When comparing datasets, you can easily identify discrepancies using sets.
# Detecting missing or extra items
expected_items = {1, 2, 3, 4, 5}
actual_items = {2, 3, 5, 6}
missing_items = expected_items - actual_items
extra_items = actual_items - expected_items
print("Missing items:", missing_items)
print("Extra items:", extra_items)
Output:
Missing items: {1, 4}
Extra items: {6}
Finding Unique Words in Text Data
Sets are useful for handling text data, such as identifying unique words in a document.

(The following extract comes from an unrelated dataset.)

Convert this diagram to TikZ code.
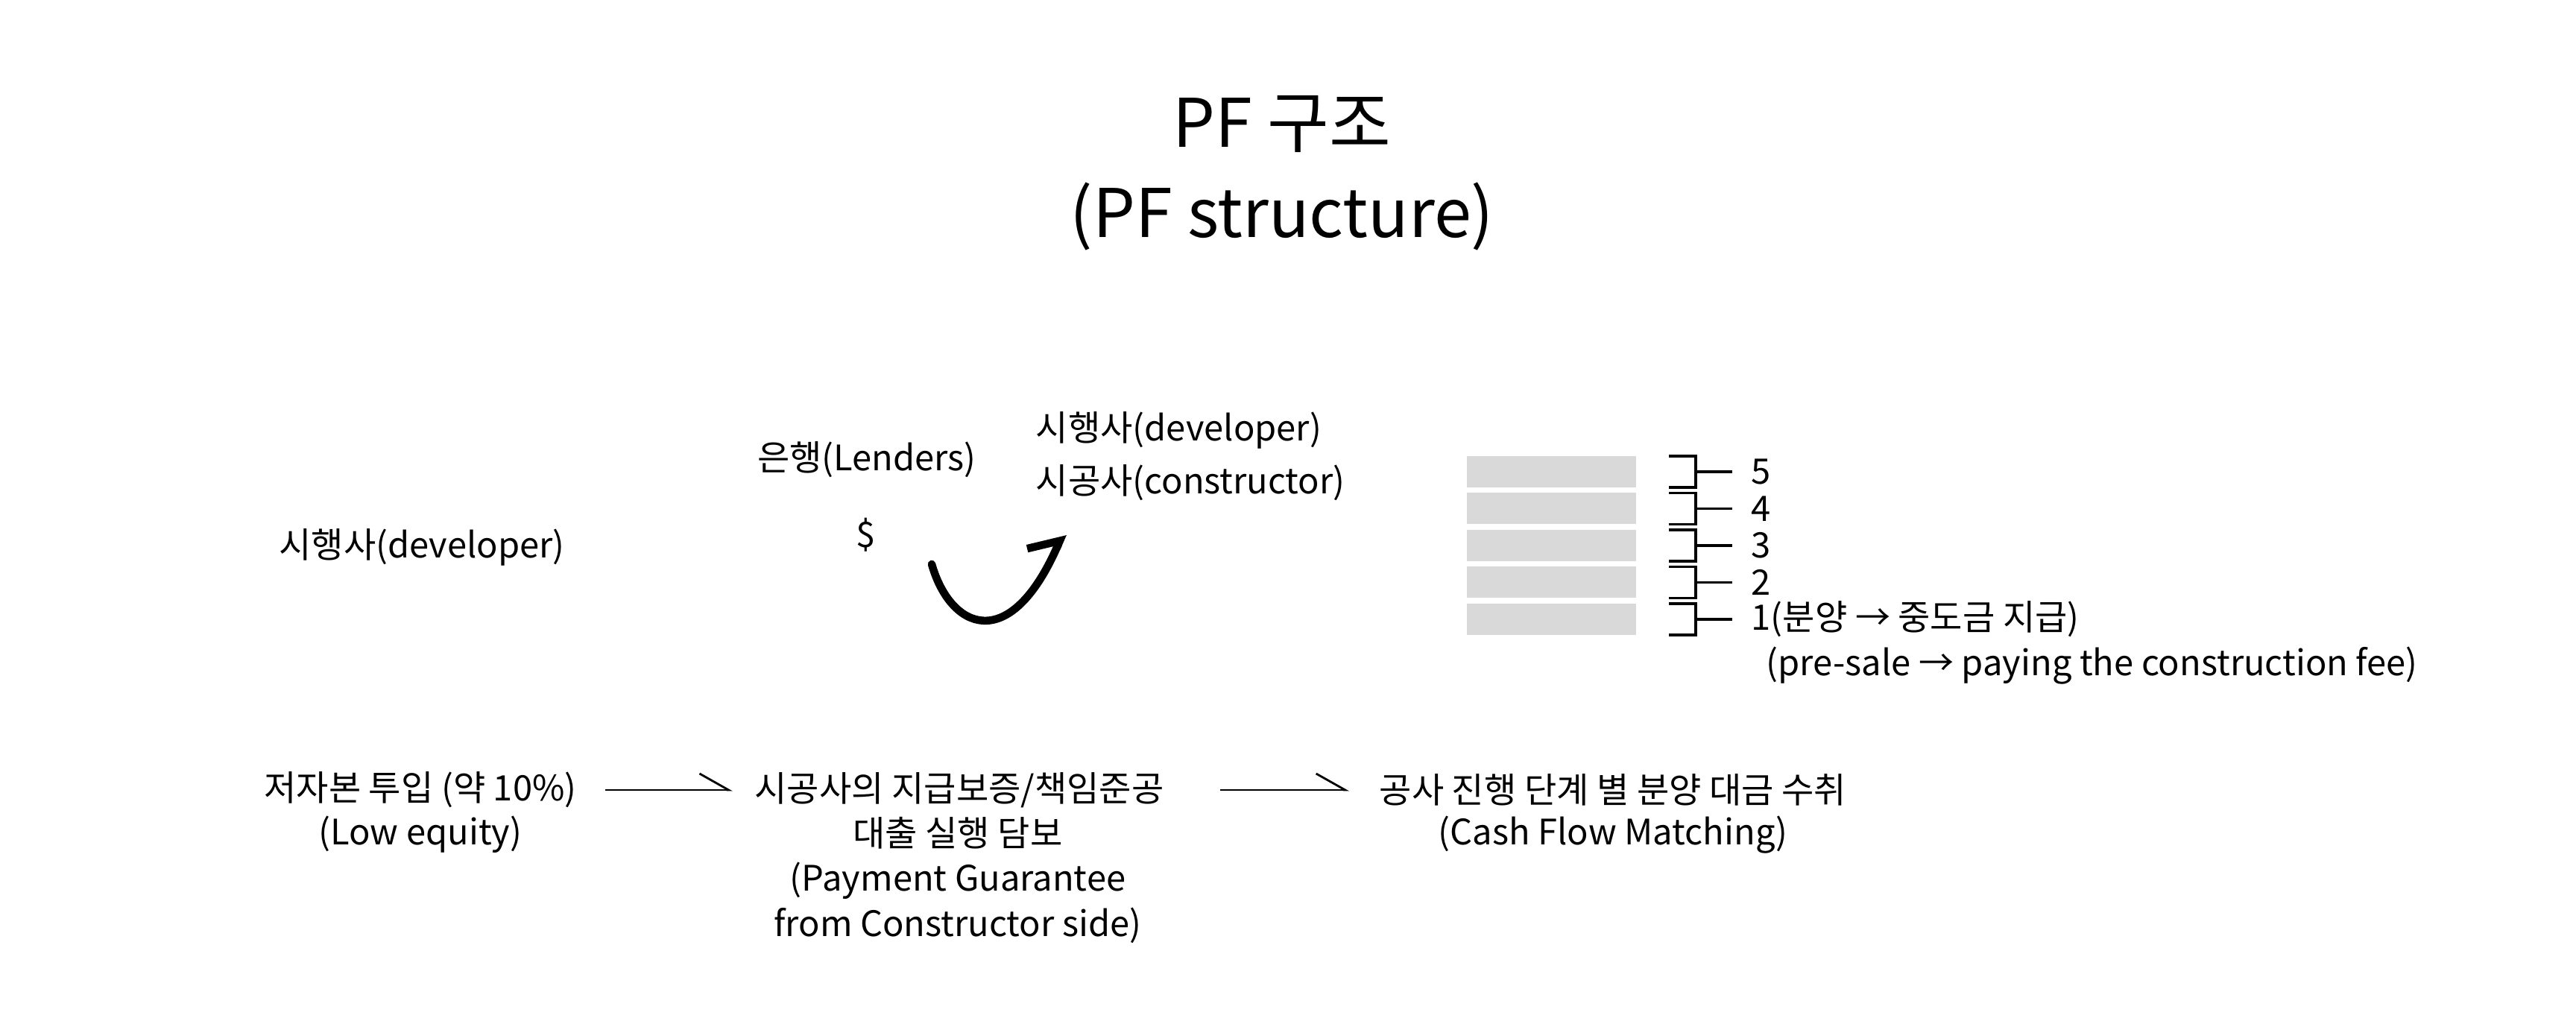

# Extracting unique words from text
text = "data science involves data cleaning, data analysis, and data visualization"
words = text.split()
unique_words = set(words)
print("Unique words:", unique_words)
Output:
Unique words: {'data', 'science', 'involves', 'cleaning,', 'analysis,', 'and', 'visualization'}
Set Operations for Data Deduplication
When combining multiple datasets, you can use sets to ensure unique entries.
# Merging two datasets with unique entries
dataset_1 = {1, 2, 3, 4}
dataset_2 = {3, 4, 5, 6}
merged_data = dataset_1 | dataset_2 # Union of both datasets
print("Merged dataset:", merged_data)
Output:
Merged dataset: {1, 2, 3, 4, 5, 6}
Finding Duplicates in Data
Although sets inherently store unique values, you can use them to detect duplicates in other data structures
# Detecting duplicates in a list
data = [1, 2, 3, 4, 3, 2, 5]
duplicates = {x for x in data if data.count(x) > 1}
print("Duplicates:", duplicates)
Output:
Duplicates: {2, 3}
Efficient Data Lookups
Sets allow O(1) time complexity for lookups, making them ideal for large datasets where speed is critical.
# Fast membership testing
large_dataset = set(range(1, 1000000))
print(999999 in large_dataset) # True
Summary of Benefits:
- Efficient deduplication: Quickly remove duplicates from data.
- Fast membership tests: Useful for validating or filtering data.
- Mathematical operations: Compare datasets (union, intersection, difference).
- Clean data workflows: Find missing or extra elements in data processing pipelines.
By leveraging Python sets, data handling becomes cleaner, faster, and more intuitive, especially when dealing with large and complex datasets.